Day 4- 22km, 8 hours. I hiked alone on the final day as I set off earliest. First thing in the morning it was nearly clear blue skies so I grabbed my camera for breakfast and got a couple of shots of the mountains I’d been walking under the last few days. Really glad I did as twenty minutes later the clouds blew on a strong wind and covered them! One of the things I’d been told to expect in the park was the really changeable weather, and in particular strong winds. Up untill the last day I’d not experienced any wind, the final day threw everything at me. Wind, rain, snow, sun….actually it was pretty cool. At times I could stand up and try and fall forward only to have the wind hold me up, I was really glad of the poles on this day as they really helped keep you moving, and also slow you down when you needed to. The hike was up to a large lake and a glacier, unfortunately the clouds yet again did not play fair, and when I was nearest the glacier couldn’t see to much! I also again bumped into the British couple who were doing it properly and camping…..just looked a bit too much like hard work for me! The final hour back my feet were throbbing….but I had no blisters, so very thankful. I took the catamaran back across the lake to the bus, and had some of the best views of the mountains of the trip! Arrived back into Natales to the hostel at ten pm, and one of the American lads had picked me up a crab pie “Pastel De Jaiba” from a local restaurant for my dinner! Delicious but so naughty…crab, cream, cheese and bread…..but I think I had earned it! (All though my jeans still say otherwise!!!).

I’m really pleased with myself for doing this trek, and even though I made it as easy as possible for myself, I’ve never walked anything like these distances. I don’t know if I am a full on hiker yet, there’s something about the clothes that just aren’t that appealing, but I think I’ll make an effort to keep it up whilst travelling as its the only exercise I’ve had and will get! And the scenery and nature is cool!

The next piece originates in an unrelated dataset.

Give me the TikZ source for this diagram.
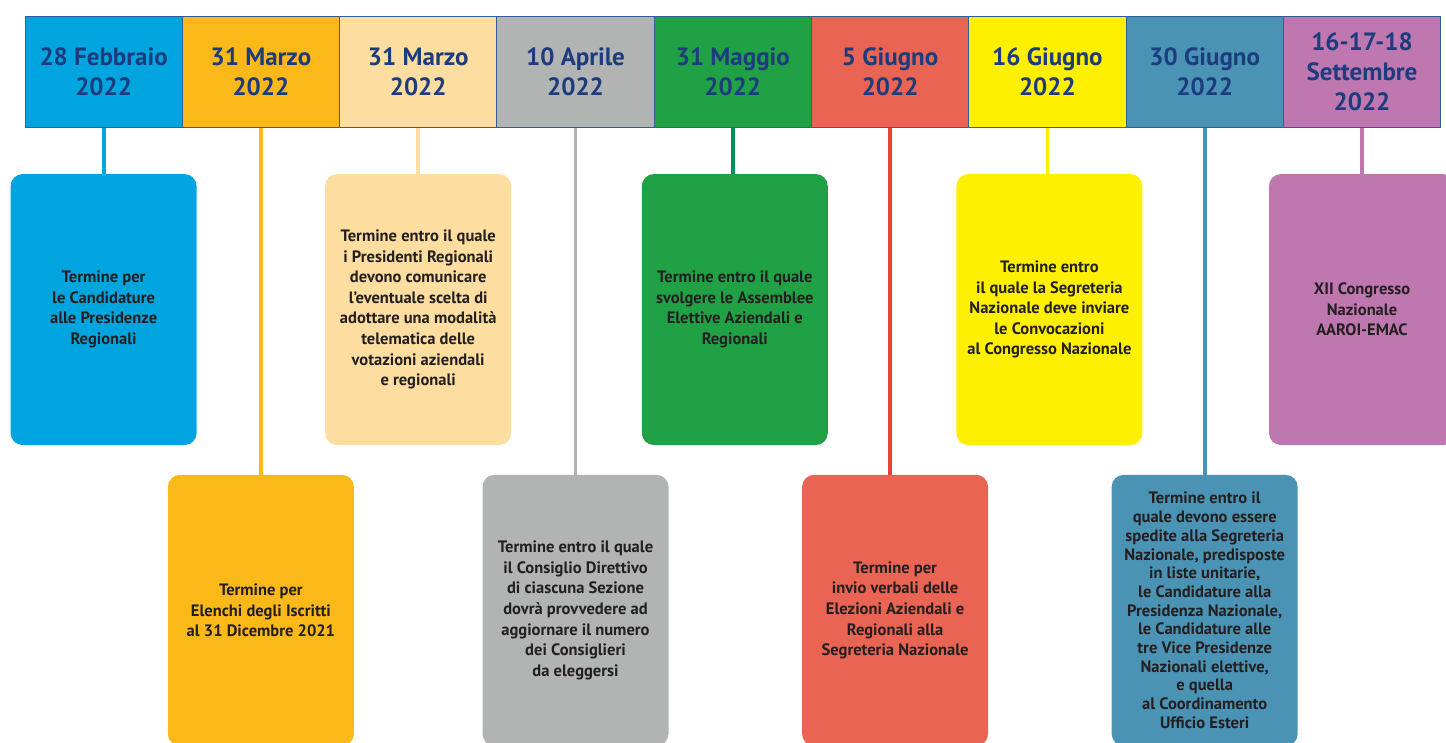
\documentclass[tikz,border=0pt]{standalone}
\usepackage{fontspec}
\setmainfont{PT Sans}
\usetikzlibrary{positioning}

\definecolor{cellrule}{HTML}{2F5E96}
\definecolor{datetext}{HTML}{1C3C7E}
\definecolor{notetext}{HTML}{231F20}
\definecolor{febcol}{HTML}{00A5E0}
\definecolor{marcol}{HTML}{FBB919}
\definecolor{marlight}{HTML}{FDDDA0}
\definecolor{aprcol}{HTML}{B2B3B3}
\definecolor{magcol}{HTML}{21A146}
\definecolor{magline}{HTML}{00915A}
\definecolor{giucol}{HTML}{E96453}
\definecolor{giuline}{HTML}{E8413C}
\definecolor{yelcol}{HTML}{FFF000}
\definecolor{steelcol}{HTML}{4A93B4}
\definecolor{setcol}{HTML}{BF77B0}

\begin{document}
\begin{tikzpicture}[x=1pt,y=-1pt,
         datecell/.style = {draw=cellrule, line width=0.8pt, outer sep=0pt,
         minimum width=157.3pt, minimum height=111.5pt, inner sep=2pt,
         align=center, text=datetext, font=\bfseries\fontsize{25}{30}\selectfont},
         notebox/.style = {rounded corners=12pt, outer sep=0pt,
         minimum width=186pt, minimum height=271pt, inner sep=2pt,
         align=center, text=notetext, font=\bfseries\fontsize{16.5}{20.6}\selectfont},
         link/.style = {line width=3.8pt}
]
      \useasboundingbox (0,0) rectangle (1446,742);
      \clip (0,0) rectangle (1446,742);

      % date band
      \node[datecell, fill=febcol]                  (d1) at (103.6,71.8) {28 Febbraio\\2022};
      \node[datecell, fill=marcol,   right=0pt of d1] (d2) {31 Marzo\\2022};
      \node[datecell, fill=marlight, right=0pt of d2] (d3) {31 Marzo\\2022};
      \node[datecell, fill=aprcol,   right=0pt of d3] (d4) {10 Aprile\\2022};
      \node[datecell, fill=magcol,   right=0pt of d4] (d5) {31 Maggio\\2022};
      \node[datecell, fill=giucol,   right=0pt of d5] (d6) {5 Giugno\\2022};
      \node[datecell, fill=yelcol,   right=0pt of d6] (d7) {16 Giugno\\2022};
      \node[datecell, fill=steelcol, right=0pt of d7] (d8) {30 Giugno\\2022};
      \node[datecell, fill=setcol,   right=0pt of d8] (d9) {16-17-18\\Settembre\\2022};

      % upper row
      \node[notebox, fill=febcol,   below=46.5pt of d1] (n1)
         {Termine per\\le Candidature\\alle Presidenze\\Regionali};
      \node[notebox, fill=marlight, below=46.5pt of d3] (n3)
         {Termine entro il quale\\i Presidenti Regionali\\devono comunicare\\l’eventuale scelta di\\adottare una modalità\\telematica delle\\votazioni aziendali\\e regionali};
      \node[notebox, fill=magcol,   below=46.5pt of d5, xshift=2pt] (n5)
         {Termine entro il quale\\svolgere le Assemblee\\Elettive Aziendali e\\Regionali};
      \node[notebox, fill=yelcol,   below=46.5pt of d7, xshift=2pt] (n7)
         {Termine entro\\il quale la Segreteria\\Nazionale deve inviare\\le Convocazioni\\al Congresso Nazionale};
      \node[notebox, fill=setcol,   below=46.5pt of d9] (n9)
         {XII Congresso\\Nazionale\\AAROI-EMAC};

      % lower row
      \node[notebox, fill=marcol,   below=347.3pt of d2] (n2)
         {Termine per\\Elenchi degli Iscritti\\al 31 Dicembre 2021};
      \node[notebox, fill=aprcol,   below=347.3pt of d4] (n4)
         {Termine entro il quale\\il Consiglio Direttivo\\di ciascuna Sezione\\dovrà provvedere ad\\aggiornare il numero\\dei Consiglieri\\da eleggersi};
      \node[notebox, fill=giucol,   below=347.3pt of d6, xshift=5pt] (n6)
         {Termine per\\invio verbali delle\\Elezioni Aziendali e\\Regionali alla\\Segreteria Nazionale};
      \node[notebox, fill=steelcol, below=347.3pt of d8,
            font=\bfseries\fontsize{16.5}{18.7}\selectfont] (n8)
         {Termine entro il\\quale devono essere\\spedite alla Segreteria\\Nazionale, predisposte\\in liste unitarie,\\le Candidature alla\\Presidenza Nazionale,\\le Candidature alle\\tre Vice Presidenze\\Nazionali elettive,\\e quella\\al Coordinamento\\Ufficio Esteri};

      % links
      \draw[link, febcol]   (d1.south) -- (n1.north);
      \draw[link, marcol]   (d2.south) -- (n2.north);
      \draw[link, marlight] (d3.south) -- (n3.north);
      \draw[link, aprcol]   (d4.south) -- (n4.north);
      \draw[link, magline]  (d5.south) -- (n5.north -| d5.south);
      \draw[link, giuline]  (d6.south) -- (n6.north -| d6.south);
      \draw[link, yelcol]   (d7.south) -- (n7.north -| d7.south);
      \draw[link, steelcol] (d8.south) -- (n8.north);
      \draw[link, setcol]   (d9.south) -- (n9.north);

\end{tikzpicture}
\end{document}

One other note, my brother gave me a merino wool base layer as a present before my travels claiming he wears the same type for a weeks snowboarding and it never smells. Well I wore it for all four days, and I’m not saying it smelt of spring flowers at the end, but it was amazing how it don’t stink and I had seriously sweated!!! Thank you J!

That was my final stop in Patagonia, and the south. It had been wet, wild, challenging but most of all beautiful!…..despite the freakin clouds……and for the things I missed because of the weather there’s always google images!!!